I co Ty na to Jacku ?
Proste – wolę PO od PiS, bo dal PiS nie ma tu dyskusji – odrzucić i już. Poza tym senacka komisja nie jest głosowaniem sejmu. Większość posłów PO ma liberalne głosy. Oczywiście, jeśli nadal wyborcy będą pokazywać, że mają to głęboko w d., to pójdą po rozum do głowy, jak im radzi Giertych. I trudno się dziwić. Ciężko, aby polityk walczył z obyczajowością katolicką, kiedy widzi, że rzekomi antyklerykałowie mają to gdzieś, a nawet popierają PiS…
Powinna być jedna partia o nazwie Popis . Oni tylko na siłę próbują odróżniać się. Najlepiej by razem byli jak w 2005 r. Jedna wielka szczęśliwa popisowska rodzina.
Odnośnie natężenia klerykalizmu w różnych ugrupowaniach:
1.PIS.
2.PO i PSL.
3. SLD – trzecie miejsce , ale daleko za w/w ugrupowaniami.
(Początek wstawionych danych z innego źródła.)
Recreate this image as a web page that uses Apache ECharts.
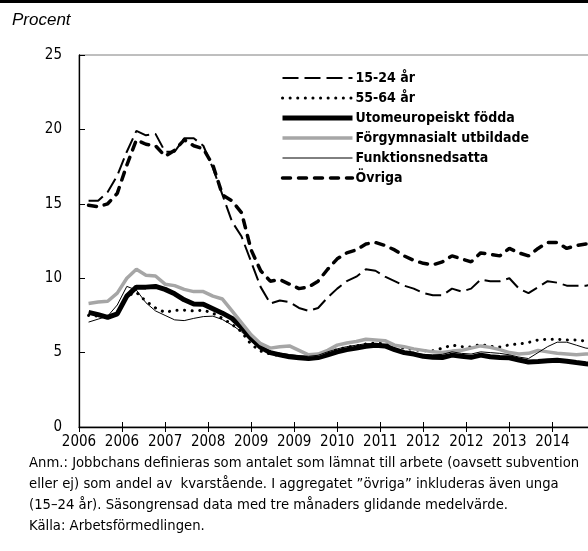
<!DOCTYPE html>
<html>
<head>
<meta charset="utf-8">
<script src="https://cdn.jsdelivr.net/npm/echarts@6/dist/echarts.min.js"></script>
<style>
html, body { margin: 0; padding: 0; background: #fff; }
#main { width: 588px; height: 551px; }
</style>
</head>
<body>
<div id="main"></div>
<script>
// månader räknat från jan 2006 (var annan månad)
var months = Array.from({ length: 54 }, function (_, i) { return 2 + 2 * i; });
var tickLabels = ["2006", "2006", "2007", "2008", "2009", "2009", "2010", "2011", "2012", "2012", "2013", "2014"];

var unga = [15.2, 15.2, 15.8, 16.9, 18.5, 19.9, 19.6, 19.7, 18.5, 18.5,
  19.4, 19.4, 18.9, 17.4, 15.6, 13.8, 12.8, 11.1, 9.4, 8.3,
  8.5, 8.4, 8.0, 7.8, 8.0, 8.7, 9.3, 9.8, 10.1, 10.6,
  10.5, 10.1, 9.8, 9.5, 9.3, 9.0, 8.85, 8.85, 9.3, 9.1,
  9.3, 9.9, 9.8, 9.8, 10.0, 9.3, 9.0, 9.4, 9.8, 9.7,
  9.5, 9.5, 9.5, 9.6];
var aldre = [7.5, 7.45, 7.4, 7.7, 8.8, 9.05, 8.45, 8.0, 7.7, 7.85,
  7.85, 7.8, 7.85, 7.65, 7.3, 6.9, 6.4, 5.55, 5.1, 4.9,
  4.8, 4.7, 4.7, 4.65, 4.78, 5.0, 5.2, 5.35, 5.45, 5.58,
  5.65, 5.6, 5.45, 5.3, 5.2, 5.12, 5.12, 5.3, 5.5, 5.4,
  5.38, 5.55, 5.42, 5.38, 5.52, 5.58, 5.68, 5.85, 5.9, 5.9,
  5.85, 5.84, 5.78, 5.72];
var utomeuropeiskt = [7.7, 7.55, 7.37, 7.6, 8.8, 9.4, 9.4, 9.45, 9.25, 8.95,
  8.55, 8.27, 8.25, 7.95, 7.65, 7.3, 6.7, 5.95, 5.35, 5.0,
  4.85, 4.72, 4.65, 4.6, 4.67, 4.85, 5.05, 5.2, 5.3, 5.42,
  5.5, 5.45, 5.2, 5.0, 4.9, 4.75, 4.68, 4.67, 4.83, 4.75,
  4.68, 4.83, 4.72, 4.67, 4.65, 4.5, 4.37, 4.4, 4.45, 4.48,
  4.42, 4.33, 4.25, 4.2];
var forgymnasialt = [8.3, 8.4, 8.45, 9.0, 10.0, 10.6, 10.2, 10.15, 9.6, 9.5,
  9.25, 9.1, 9.1, 8.8, 8.6, 7.8, 7.0, 6.2, 5.6, 5.3,
  5.4, 5.45, 5.15, 4.85, 4.9, 5.15, 5.5, 5.65, 5.75, 5.9,
  5.85, 5.8, 5.5, 5.4, 5.25, 5.15, 5.05, 5.0, 5.1, 5.15,
  5.3, 5.45, 5.35, 5.2, 5.0, 4.9, 4.95, 5.15, 5.05, 4.95,
  4.9, 4.85, 4.9, 4.9];
var funktion = [7.05, 7.25, 7.45, 8.2, 9.45, 9.2, 8.35, 7.8, 7.5, 7.2,
  7.15, 7.3, 7.42, 7.45, 7.22, 6.85, 6.4, 5.75, 5.3, 5.05,
  4.97, 4.87, 4.8, 4.75, 4.82, 5.05, 5.25, 5.4, 5.5, 5.6,
  5.6, 5.5, 5.28, 5.07, 4.97, 4.88, 4.85, 4.88, 5.05, 4.95,
  4.9, 5.05, 5.0, 4.95, 4.85, 4.7, 4.6, 5.0, 5.4, 5.7,
  5.7, 5.5, 5.3, 5.25];
var ovriga = [14.9, 14.8, 15.0, 15.7, 17.6, 19.3, 19.0, 18.9, 18.2, 18.6,
  19.3, 18.9, 18.7, 17.6, 15.6, 15.2, 14.4, 11.9, 10.5, 9.8,
  9.9, 9.6, 9.3, 9.4, 9.8, 10.6, 11.3, 11.7, 11.9, 12.3,
  12.4, 12.2, 11.9, 11.5, 11.2, 11.0, 10.9, 11.1, 11.5, 11.3,
  11.1, 11.7, 11.6, 11.5, 12.0, 11.7, 11.5, 12.0, 12.4, 12.4,
  12.0, 12.2, 12.3, 12.3];

var FONT = "'Liberation Sans Narrow', 'DejaVu Sans Condensed', sans-serif";

// linjestilar, används både för serierna och legenden
var styles = {
  "15-24 år": { color: "#000", width: 2, type: [16, 6] },
  "55-64 år": { color: "#000", width: 3, type: [0.1, 7.5], cap: "round" },
  "Utomeuropeiskt födda": { color: "#000", width: 5 },
  "Förgymnasialt utbildade": { color: "#a6a6a6", width: 3.5 },
  "Funktionsnedsatta": { color: "#000", width: 1 },
  "Övriga": { color: "#000", width: 3.5, type: [8, 8], cap: "round" }
};

function pairs(values) {
  return months.map(function (m, i) { return [m, values[i]]; });
}

function lineSeries(name, values) {
  return {
    name: name,
    type: "line",
    data: pairs(values),
    symbol: "none",
    silent: true,
    animation: false,
    itemStyle: { color: styles[name].color },
    lineStyle: styles[name]
  };
}

var legendNames = ["15-24 år", "55-64 år", "Utomeuropeiskt födda", "Förgymnasialt utbildade", "Funktionsnedsatta", "Övriga"];

var xBase = {
  type: "value",
  min: 0,
  max: 110,
  interval: 9,
  splitLine: { show: false },
  gridIndex: 0
};

var option = {
  animation: false,
  grid: {
    left: 79, top: 55, right: -17, bottom: 124,
    show: true, borderColor: "#7f7f7f", borderWidth: 1,
    outerBoundsMode: "none"
  },
  legend: {
    orient: "vertical",
    left: 280,
    top: 71,
    padding: 0,
    itemWidth: 70,
    itemHeight: 14,
    itemGap: 6,
    itemStyle: { opacity: 0 },
    textStyle: { fontFamily: FONT, fontWeight: "bold", fontSize: 14, lineHeight: 14, color: "#000", padding: [0, 0, 0, -2] },
    data: legendNames.map(function (n) {
      return { name: n, lineStyle: styles[n], itemStyle: { opacity: 0 } };
    })
  },
  xAxis: [
    Object.assign({}, xBase, {
      axisLine: { lineStyle: { color: "#000", width: 1.3 } },
      axisTick: { show: true, length: 5, lineStyle: { color: "#000" } },
      axisLabel: {
        fontFamily: FONT, fontSize: 15, color: "#000", margin: 8,
        formatter: function (v) {
          var k = v / 9;
          return k < tickLabels.length ? tickLabels[k] : "";
        }
      }
    }),
    // inre tickmarkeringar så att de korsar axeln
    Object.assign({}, xBase, {
      position: "bottom",
      axisLine: { show: false },
      axisTick: { show: true, inside: true, length: 5, lineStyle: { color: "#000" } },
      axisLabel: { show: false }
    })
  ],
  yAxis: {
    type: "value",
    min: 0,
    max: 25,
    interval: 5,
    splitLine: { show: false },
    axisLine: { show: true, lineStyle: { color: "#000", width: 1.3 } },
    axisTick: { show: true, inside: true, length: 6, lineStyle: { color: "#000" } },
    axisLabel: { fontFamily: FONT, fontSize: 15, color: "#000", margin: 17 }
  },
  series: [
    lineSeries("15-24 år", unga),
    lineSeries("55-64 år", aldre),
    lineSeries("Utomeuropeiskt födda", utomeuropeiskt),
    lineSeries("Förgymnasialt utbildade", forgymnasialt),
    lineSeries("Funktionsnedsatta", funktion),
    lineSeries("Övriga", ovriga)
  ],
  graphic: [
    { type: "rect", left: 0, top: 0, shape: { width: 588, height: 3 }, style: { fill: "#000" } },
    {
      type: "text", left: 12, top: 12,
      style: { text: "Procent", font: "italic 17px 'Liberation Sans', Arial, sans-serif", fill: "#000" }
    },
    {
      type: "text", left: 29, top: 453,
      style: {
        text: "Anm.: Jobbchans definieras som antalet som lämnat till arbete (oavsett subvention\n" +
          "eller ej) som andel av  kvarstående. I aggregatet \u201dövriga\u201d inkluderas även unga\n" +
          "(15\u201324 år). Säsongrensad data med tre månaders glidande medelvärde.\n" +
          "Källa: Arbetsförmedlingen.",
        font: "14.7px " + FONT,
        lineHeight: 21,
        fill: "#000"
      }
    }
  ]
};

var myChart = echarts.init(document.getElementById("main"));
myChart.setOption(option);
</script>
</body>
</html>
W TR takowe zjawisko nie występuje i dlatego go nie umieszczam.
W SLD się zmienia, bo popiera coraz częściej PiS, a PSL jest za PO.
„Lewica” nie ma żadnych problemów, a to z prostej przyczyny: lewicy nie ma. Istniejącym partiom politycznym udało się zadekretować nieistnienie problemów, których zwalczanie było sztandarowym haslem lewicy – nędzy i nierówności. Teraz, jak wiadomo, mamy wolność (w tym i gospodarczą), opiekę socjalną i w ogóle dobrobyt – po co więc lewica? O co ma walczyć? Odkąd Kwaśniewski i Miller poszli do Canossy, oddali ostatni przyczółek lewicowości – światopogląd. Nawet Palikot, który nieśmiało próbował strofować kler, odżegnywał się od lewicowości.
Tak więc, lewicy nie ma. Ale coś pozostało. Teraz, jak brakuje argumentów na nielubianego adwersarza, wyzywa się go od lewaków.
A rząd i opozycja? Opozycji nie ma. Została tylko konkurencja. Do koryta. Bo przecież, prawica ma jedno, wspólne hasło: TINA!